*Your instructions:* Your task is to retype the lines between the line with "Write the TikZ code for this diagram." and the line with "(tail) at (663,268);", inclusive. Copy no pictures and no other lines.

━━ Provided information ━━

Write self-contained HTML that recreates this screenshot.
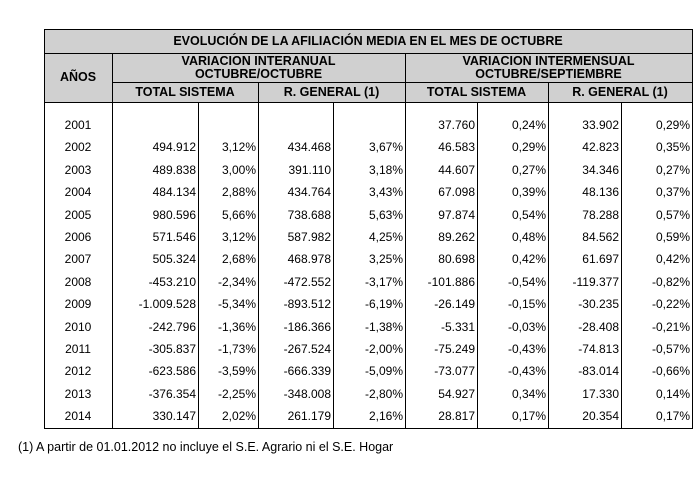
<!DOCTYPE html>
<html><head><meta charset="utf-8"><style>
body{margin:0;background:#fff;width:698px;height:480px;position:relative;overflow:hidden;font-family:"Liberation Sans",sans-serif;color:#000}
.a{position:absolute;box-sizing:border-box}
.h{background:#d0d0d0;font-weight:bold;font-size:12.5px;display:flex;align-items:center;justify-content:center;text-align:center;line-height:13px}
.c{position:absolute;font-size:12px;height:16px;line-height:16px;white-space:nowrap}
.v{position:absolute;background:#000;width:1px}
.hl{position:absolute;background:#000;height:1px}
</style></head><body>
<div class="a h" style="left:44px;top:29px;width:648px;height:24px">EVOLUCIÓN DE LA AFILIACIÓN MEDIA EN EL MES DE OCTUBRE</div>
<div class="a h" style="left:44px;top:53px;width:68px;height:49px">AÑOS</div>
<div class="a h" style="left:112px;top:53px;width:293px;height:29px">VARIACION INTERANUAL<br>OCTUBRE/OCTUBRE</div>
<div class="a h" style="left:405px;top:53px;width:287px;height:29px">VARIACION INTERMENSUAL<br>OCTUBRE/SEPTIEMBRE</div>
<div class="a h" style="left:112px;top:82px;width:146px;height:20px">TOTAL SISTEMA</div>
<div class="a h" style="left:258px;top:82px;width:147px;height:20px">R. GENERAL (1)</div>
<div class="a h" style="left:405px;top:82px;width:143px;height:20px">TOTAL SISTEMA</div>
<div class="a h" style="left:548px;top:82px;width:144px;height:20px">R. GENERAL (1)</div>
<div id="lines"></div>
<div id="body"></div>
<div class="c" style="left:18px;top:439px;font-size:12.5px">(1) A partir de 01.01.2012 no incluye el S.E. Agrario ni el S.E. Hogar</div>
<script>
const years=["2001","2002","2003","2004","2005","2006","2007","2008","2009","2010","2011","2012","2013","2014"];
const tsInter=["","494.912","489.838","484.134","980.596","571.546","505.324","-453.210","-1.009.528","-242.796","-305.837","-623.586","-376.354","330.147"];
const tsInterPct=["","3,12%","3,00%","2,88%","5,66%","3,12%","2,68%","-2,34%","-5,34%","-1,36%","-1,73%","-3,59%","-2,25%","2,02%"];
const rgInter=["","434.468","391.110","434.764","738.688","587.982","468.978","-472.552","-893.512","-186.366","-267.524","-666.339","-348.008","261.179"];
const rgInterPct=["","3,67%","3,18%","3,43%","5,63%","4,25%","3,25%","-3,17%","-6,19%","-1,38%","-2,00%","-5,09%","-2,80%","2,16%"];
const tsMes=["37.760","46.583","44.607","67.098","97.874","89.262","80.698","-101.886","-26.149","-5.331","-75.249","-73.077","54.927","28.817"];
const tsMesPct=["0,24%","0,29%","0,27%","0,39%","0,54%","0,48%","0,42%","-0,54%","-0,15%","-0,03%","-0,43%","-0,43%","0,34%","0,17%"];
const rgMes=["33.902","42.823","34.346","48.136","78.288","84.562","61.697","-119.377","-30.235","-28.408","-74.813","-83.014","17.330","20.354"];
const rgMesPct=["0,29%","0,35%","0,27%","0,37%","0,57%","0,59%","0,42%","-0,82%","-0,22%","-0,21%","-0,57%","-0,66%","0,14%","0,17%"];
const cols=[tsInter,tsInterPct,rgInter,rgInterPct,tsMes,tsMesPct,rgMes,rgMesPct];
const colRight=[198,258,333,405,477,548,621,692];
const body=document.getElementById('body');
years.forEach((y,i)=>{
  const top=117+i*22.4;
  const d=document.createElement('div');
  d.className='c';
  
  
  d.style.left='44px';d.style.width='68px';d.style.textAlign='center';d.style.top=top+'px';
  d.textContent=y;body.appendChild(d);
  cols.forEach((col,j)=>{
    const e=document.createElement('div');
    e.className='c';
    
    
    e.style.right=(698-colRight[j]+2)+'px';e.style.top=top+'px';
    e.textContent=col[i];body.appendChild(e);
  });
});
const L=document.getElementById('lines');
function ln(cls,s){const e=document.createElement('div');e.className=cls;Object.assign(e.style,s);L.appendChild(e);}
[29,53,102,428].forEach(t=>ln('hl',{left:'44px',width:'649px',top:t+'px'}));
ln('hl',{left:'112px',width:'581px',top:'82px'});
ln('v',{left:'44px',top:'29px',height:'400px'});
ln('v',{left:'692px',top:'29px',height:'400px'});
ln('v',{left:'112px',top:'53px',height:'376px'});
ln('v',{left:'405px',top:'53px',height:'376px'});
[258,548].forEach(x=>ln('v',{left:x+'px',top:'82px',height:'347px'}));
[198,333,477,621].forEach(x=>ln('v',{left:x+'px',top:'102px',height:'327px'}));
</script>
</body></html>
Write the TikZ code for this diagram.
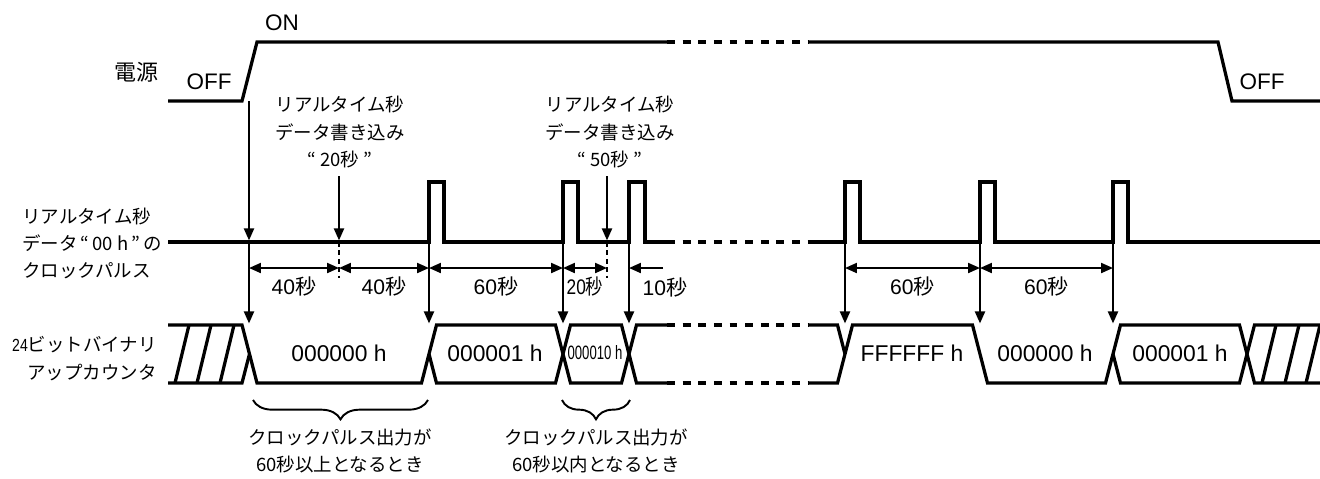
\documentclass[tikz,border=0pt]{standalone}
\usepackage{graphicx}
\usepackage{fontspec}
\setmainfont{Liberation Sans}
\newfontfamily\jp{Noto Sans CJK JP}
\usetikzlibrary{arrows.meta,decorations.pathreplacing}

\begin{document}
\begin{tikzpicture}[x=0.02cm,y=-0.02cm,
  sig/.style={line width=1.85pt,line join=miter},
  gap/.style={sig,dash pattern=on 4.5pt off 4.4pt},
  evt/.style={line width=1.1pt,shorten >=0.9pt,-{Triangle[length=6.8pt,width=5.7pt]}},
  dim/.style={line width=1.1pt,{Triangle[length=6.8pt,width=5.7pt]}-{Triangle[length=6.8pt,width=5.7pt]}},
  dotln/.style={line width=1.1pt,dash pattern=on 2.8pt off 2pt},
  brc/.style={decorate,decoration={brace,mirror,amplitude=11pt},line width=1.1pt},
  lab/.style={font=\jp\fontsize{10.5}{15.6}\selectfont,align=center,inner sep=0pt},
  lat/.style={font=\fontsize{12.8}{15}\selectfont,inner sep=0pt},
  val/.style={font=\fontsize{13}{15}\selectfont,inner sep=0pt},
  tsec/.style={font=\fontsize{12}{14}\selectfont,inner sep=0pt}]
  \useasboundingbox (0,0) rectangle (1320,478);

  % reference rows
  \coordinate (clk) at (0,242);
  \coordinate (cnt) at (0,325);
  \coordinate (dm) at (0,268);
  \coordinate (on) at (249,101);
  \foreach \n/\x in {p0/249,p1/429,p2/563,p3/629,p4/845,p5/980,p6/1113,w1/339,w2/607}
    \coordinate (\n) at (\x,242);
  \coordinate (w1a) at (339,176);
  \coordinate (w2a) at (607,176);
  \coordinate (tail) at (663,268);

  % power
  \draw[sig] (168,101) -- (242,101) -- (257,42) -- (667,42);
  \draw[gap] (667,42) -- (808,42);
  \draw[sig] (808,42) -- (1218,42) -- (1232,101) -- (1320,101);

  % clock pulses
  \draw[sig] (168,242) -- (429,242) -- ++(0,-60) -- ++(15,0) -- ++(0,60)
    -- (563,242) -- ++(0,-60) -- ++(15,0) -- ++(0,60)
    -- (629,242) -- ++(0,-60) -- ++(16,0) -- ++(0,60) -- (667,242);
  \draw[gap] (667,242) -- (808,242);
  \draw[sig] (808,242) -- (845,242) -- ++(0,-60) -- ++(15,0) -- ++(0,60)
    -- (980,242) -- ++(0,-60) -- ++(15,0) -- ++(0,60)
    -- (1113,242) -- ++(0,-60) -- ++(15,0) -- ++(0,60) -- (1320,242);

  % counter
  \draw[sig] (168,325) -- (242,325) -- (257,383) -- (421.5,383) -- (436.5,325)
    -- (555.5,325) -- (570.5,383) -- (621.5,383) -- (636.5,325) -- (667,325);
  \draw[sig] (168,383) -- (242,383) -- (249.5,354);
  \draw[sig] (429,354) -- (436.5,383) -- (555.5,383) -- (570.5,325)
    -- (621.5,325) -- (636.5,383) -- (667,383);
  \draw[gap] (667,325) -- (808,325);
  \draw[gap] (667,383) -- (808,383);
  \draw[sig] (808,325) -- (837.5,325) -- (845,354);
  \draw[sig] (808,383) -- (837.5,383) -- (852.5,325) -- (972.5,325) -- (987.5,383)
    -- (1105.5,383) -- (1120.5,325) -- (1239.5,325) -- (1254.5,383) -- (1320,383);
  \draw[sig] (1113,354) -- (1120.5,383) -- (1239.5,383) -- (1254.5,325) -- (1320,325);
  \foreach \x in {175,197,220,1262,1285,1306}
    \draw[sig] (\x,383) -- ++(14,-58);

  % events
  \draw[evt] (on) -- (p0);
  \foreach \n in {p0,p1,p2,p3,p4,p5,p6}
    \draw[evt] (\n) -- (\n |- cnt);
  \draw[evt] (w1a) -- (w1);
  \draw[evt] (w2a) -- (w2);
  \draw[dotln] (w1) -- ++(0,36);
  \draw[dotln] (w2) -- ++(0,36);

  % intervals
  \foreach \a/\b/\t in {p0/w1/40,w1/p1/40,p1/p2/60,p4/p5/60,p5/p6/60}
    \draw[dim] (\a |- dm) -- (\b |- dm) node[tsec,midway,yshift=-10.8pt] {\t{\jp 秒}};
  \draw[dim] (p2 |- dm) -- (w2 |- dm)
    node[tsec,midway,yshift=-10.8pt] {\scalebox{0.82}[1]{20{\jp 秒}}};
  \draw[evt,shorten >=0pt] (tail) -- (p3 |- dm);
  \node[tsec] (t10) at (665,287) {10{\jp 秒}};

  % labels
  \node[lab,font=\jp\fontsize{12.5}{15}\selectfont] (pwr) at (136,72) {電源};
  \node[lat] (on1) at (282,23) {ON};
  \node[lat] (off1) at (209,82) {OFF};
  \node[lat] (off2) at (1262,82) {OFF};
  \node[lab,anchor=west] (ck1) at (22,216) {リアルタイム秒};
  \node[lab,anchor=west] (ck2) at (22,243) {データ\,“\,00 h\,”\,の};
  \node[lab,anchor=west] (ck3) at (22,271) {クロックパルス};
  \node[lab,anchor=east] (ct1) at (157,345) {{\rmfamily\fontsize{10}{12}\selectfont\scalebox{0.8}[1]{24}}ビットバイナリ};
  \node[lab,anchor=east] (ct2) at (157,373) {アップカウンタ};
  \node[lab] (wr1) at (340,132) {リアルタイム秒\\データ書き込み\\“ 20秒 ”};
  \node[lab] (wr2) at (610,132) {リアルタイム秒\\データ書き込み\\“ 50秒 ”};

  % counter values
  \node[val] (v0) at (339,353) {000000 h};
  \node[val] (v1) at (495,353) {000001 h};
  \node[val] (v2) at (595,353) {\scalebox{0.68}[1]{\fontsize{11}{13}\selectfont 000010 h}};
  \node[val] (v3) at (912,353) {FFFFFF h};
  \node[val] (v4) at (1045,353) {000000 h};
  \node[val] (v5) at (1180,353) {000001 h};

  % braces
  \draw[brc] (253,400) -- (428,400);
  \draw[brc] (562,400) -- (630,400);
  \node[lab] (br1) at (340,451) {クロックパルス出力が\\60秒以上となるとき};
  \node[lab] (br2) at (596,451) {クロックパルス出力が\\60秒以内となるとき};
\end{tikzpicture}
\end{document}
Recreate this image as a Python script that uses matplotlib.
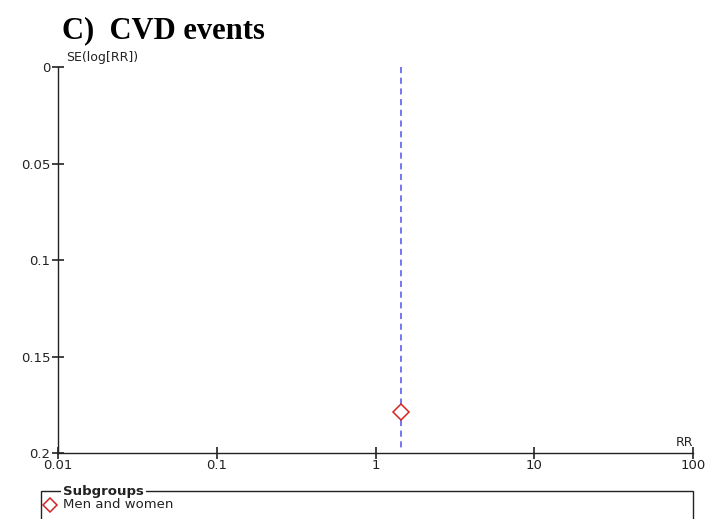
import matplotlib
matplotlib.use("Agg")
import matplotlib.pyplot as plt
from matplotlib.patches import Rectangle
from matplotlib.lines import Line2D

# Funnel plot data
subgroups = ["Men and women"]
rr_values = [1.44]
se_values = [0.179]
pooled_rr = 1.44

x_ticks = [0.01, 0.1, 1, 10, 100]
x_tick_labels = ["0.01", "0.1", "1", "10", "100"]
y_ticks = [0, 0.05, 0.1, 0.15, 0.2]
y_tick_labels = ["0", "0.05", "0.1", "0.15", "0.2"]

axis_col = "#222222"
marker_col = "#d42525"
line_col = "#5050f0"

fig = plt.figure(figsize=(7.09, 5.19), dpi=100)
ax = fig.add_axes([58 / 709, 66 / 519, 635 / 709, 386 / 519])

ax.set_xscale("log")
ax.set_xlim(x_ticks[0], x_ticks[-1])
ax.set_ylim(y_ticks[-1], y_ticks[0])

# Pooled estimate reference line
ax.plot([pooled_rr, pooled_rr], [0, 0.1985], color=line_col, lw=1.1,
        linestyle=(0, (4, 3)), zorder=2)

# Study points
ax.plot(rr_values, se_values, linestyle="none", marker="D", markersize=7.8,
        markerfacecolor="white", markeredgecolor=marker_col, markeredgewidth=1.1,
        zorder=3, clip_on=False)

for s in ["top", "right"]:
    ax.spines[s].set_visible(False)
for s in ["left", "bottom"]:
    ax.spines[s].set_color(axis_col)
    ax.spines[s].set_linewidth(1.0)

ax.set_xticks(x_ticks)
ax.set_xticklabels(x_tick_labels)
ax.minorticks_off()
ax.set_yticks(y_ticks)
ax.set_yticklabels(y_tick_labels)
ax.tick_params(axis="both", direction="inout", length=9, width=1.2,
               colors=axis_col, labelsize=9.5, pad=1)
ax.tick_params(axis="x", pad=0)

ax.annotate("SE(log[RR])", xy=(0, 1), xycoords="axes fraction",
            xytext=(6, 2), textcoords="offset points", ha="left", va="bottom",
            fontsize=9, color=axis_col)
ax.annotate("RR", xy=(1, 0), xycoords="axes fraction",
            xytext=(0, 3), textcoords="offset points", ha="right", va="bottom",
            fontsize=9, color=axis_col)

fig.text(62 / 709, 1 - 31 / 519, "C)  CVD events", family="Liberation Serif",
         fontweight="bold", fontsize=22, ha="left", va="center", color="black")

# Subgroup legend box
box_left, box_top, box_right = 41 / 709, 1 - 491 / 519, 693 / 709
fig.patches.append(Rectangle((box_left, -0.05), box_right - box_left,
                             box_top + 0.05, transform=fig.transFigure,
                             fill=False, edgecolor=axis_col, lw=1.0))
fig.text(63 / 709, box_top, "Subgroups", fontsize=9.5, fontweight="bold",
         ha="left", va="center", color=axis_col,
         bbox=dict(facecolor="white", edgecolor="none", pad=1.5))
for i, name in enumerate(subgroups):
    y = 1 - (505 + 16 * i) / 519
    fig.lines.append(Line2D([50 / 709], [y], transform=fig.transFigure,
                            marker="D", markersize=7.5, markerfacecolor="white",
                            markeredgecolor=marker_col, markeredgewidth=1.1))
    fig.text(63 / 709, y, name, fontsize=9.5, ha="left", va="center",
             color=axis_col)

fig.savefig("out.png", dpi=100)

━━━

*Exercise output:*
Write the TikZ code for this diagram.
\documentclass[tikz,border=0pt]{standalone}
\usepackage{graphicx}
\usepackage{fontspec}
\setmainfont{Liberation Sans}
\newfontfamily\jp{Noto Sans CJK JP}
\usetikzlibrary{arrows.meta,decorations.pathreplacing}

\begin{document}
\begin{tikzpicture}[x=0.02cm,y=-0.02cm,
  sig/.style={line width=1.85pt,line join=miter},
  gap/.style={sig,dash pattern=on 4.5pt off 4.4pt},
  evt/.style={line width=1.1pt,shorten >=0.9pt,-{Triangle[length=6.8pt,width=5.7pt]}},
  dim/.style={line width=1.1pt,{Triangle[length=6.8pt,width=5.7pt]}-{Triangle[length=6.8pt,width=5.7pt]}},
  dotln/.style={line width=1.1pt,dash pattern=on 2.8pt off 2pt},
  brc/.style={decorate,decoration={brace,mirror,amplitude=11pt},line width=1.1pt},
  lab/.style={font=\jp\fontsize{10.5}{15.6}\selectfont,align=center,inner sep=0pt},
  lat/.style={font=\fontsize{12.8}{15}\selectfont,inner sep=0pt},
  val/.style={font=\fontsize{13}{15}\selectfont,inner sep=0pt},
  tsec/.style={font=\fontsize{12}{14}\selectfont,inner sep=0pt}]
  \useasboundingbox (0,0) rectangle (1320,478);

  % reference rows
  \coordinate (clk) at (0,242);
  \coordinate (cnt) at (0,325);
  \coordinate (dm) at (0,268);
  \coordinate (on) at (249,101);
  \foreach \n/\x in {p0/249,p1/429,p2/563,p3/629,p4/845,p5/980,p6/1113,w1/339,w2/607}
    \coordinate (\n) at (\x,242);
  \coordinate (w1a) at (339,176);
  \coordinate (w2a) at (607,176);
  \coordinate (tail) at (663,268);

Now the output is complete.